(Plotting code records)

====================

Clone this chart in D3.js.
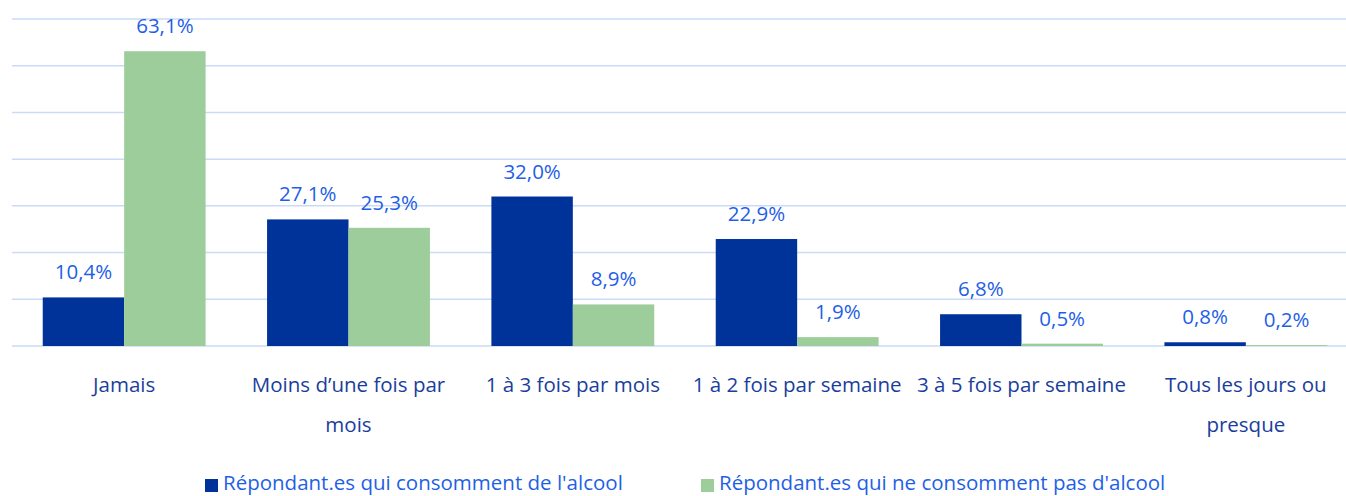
<!DOCTYPE html>
<html>
<head>
<meta charset="utf-8">
<script src="https://cdn.jsdelivr.net/npm/d3@7"></script>
<style>
  body { margin: 0; background: #fff; }
  svg { display: block; font-family: "Open Sans", "Noto Sans", sans-serif; }
</style>
</head>
<body>
<svg id="chart" width="1346" height="496"></svg>
<script>
var categories = [
    ["Jamais"],
    ["Moins d\u2019une fois par", "mois"],
    ["1 \u00e0 3 fois par mois"],
    ["1 \u00e0 2 fois par semaine"],
    ["3 \u00e0 5 fois par semaine"],
    ["Tous les jours ou", "presque"]
];
var seriesNames = ["R\u00e9pondant.es qui consomment de l'alcool", "R\u00e9pondant.es qui ne consomment pas d'alcool"];
var drinkers = [10.4, 27.1, 32.0, 22.9, 6.8, 0.8];
var nonDrinkers = [63.1, 25.3, 8.9, 1.9, 0.5, 0.2];
var yTicks = [0, 10, 20, 30, 40, 50, 60, 70];

var colors = ["#003399", "#9dcd9a"];

var svg = d3.select("#chart");
var plotTop = 19, plotBottom = 346, plotLeft = 12, plotRight = 1358;

var groups = categories.map(function(c, i) { return i; });
var x0 = d3.scaleBand().domain(groups).range([plotLeft, plotRight]).paddingInner(0.274).paddingOuter(0.137);
var x1 = d3.scaleBand().domain([0, 1]).range([0, x0.bandwidth()]);
var y = d3.scaleLinear().domain([0, 70]).range([plotBottom, plotTop]);

// grid
svg.append("g").selectAll("line").data(yTicks).enter().append("line")
    .attr("x1", plotLeft).attr("x2", 1346)
    .attr("y1", function(d) { return y(d); })
    .attr("y2", function(d) { return y(d); })
    .attr("stroke", "#c9dbf7").attr("stroke-width", 1.5);

var series = [drinkers, nonDrinkers];
series.forEach(function(vals, s) {
    var g = svg.append("g");
    g.selectAll("rect").data(vals).enter().append("rect")
        .attr("x", function(d, i) { return x0(i) + x1(s); })
        .attr("y", function(d) { return y(d); })
        .attr("width", x1.bandwidth())
        .attr("height", function(d) { return plotBottom - y(d); })
        .attr("fill", colors[s]);
    g.selectAll("text").data(vals).enter().append("text")
        .attr("x", function(d, i) { return x0(i) + x1(s) + x1.bandwidth() / 2; })
        .attr("y", function(d) { return y(d) - 18; })
        .attr("text-anchor", "middle")
        .attr("font-size", 20.5)
        .attr("fill", "#1f5fe6")
        .text(function(d) { return d.toFixed(1).replace(".", ",") + "%"; });
});

// category labels
var cat = svg.append("g");
categories.forEach(function(lines, i) {
    var t = cat.append("text")
        .attr("text-anchor", "middle")
        .attr("font-size", 20.5)
        .attr("fill", "#1a3e9c");
    lines.forEach(function(l, k) {
        t.append("tspan")
            .attr("x", x0(i) + x0.bandwidth() / 2)
            .attr("y", 392 + k * 40)
            .text(l);
    });
});

// legend
var legendX = [205, 701];
seriesNames.forEach(function(n, s) {
    svg.append("rect").attr("x", legendX[s]).attr("y", 479).attr("width", 13).attr("height", 13).attr("fill", colors[s]);
    svg.append("text").attr("x", legendX[s] + 18).attr("y", 490)
        .attr("font-size", 20.5).attr("fill", "#1f5fe6").text(n);
});
</script>
</body>
</html>
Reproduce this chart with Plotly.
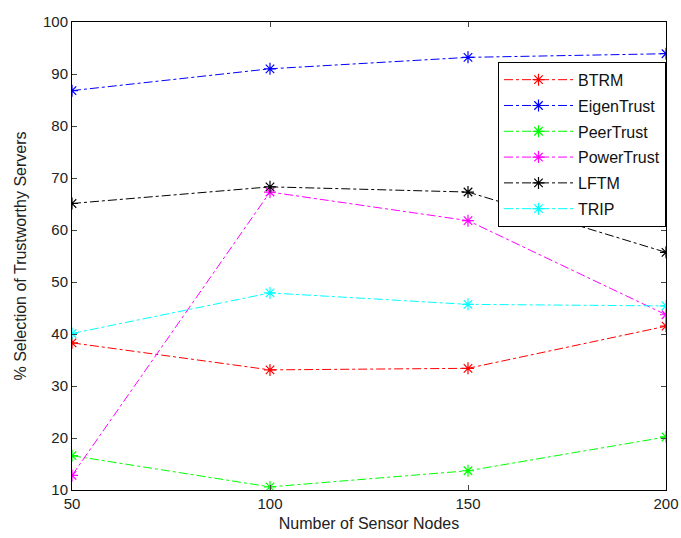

====================

In the entries above, find the line that contains "var plotTop = 19, plotBottom", then repeat exactly every line from the first one through that line, with no pictures.

Clone this chart in D3.js.
<!DOCTYPE html>
<html>
<head>
<meta charset="utf-8">
<script src="https://cdn.jsdelivr.net/npm/d3@7"></script>
<style>
  body { margin: 0; background: #fff; }
  svg { display: block; font-family: "Open Sans", "Noto Sans", sans-serif; }
</style>
</head>
<body>
<svg id="chart" width="1346" height="496"></svg>
<script>
var categories = [
    ["Jamais"],
    ["Moins d\u2019une fois par", "mois"],
    ["1 \u00e0 3 fois par mois"],
    ["1 \u00e0 2 fois par semaine"],
    ["3 \u00e0 5 fois par semaine"],
    ["Tous les jours ou", "presque"]
];
var seriesNames = ["R\u00e9pondant.es qui consomment de l'alcool", "R\u00e9pondant.es qui ne consomment pas d'alcool"];
var drinkers = [10.4, 27.1, 32.0, 22.9, 6.8, 0.8];
var nonDrinkers = [63.1, 25.3, 8.9, 1.9, 0.5, 0.2];
var yTicks = [0, 10, 20, 30, 40, 50, 60, 70];

var colors = ["#003399", "#9dcd9a"];

var svg = d3.select("#chart");
var plotTop = 19, plotBottom = 346, plotLeft = 12, plotRight = 1358;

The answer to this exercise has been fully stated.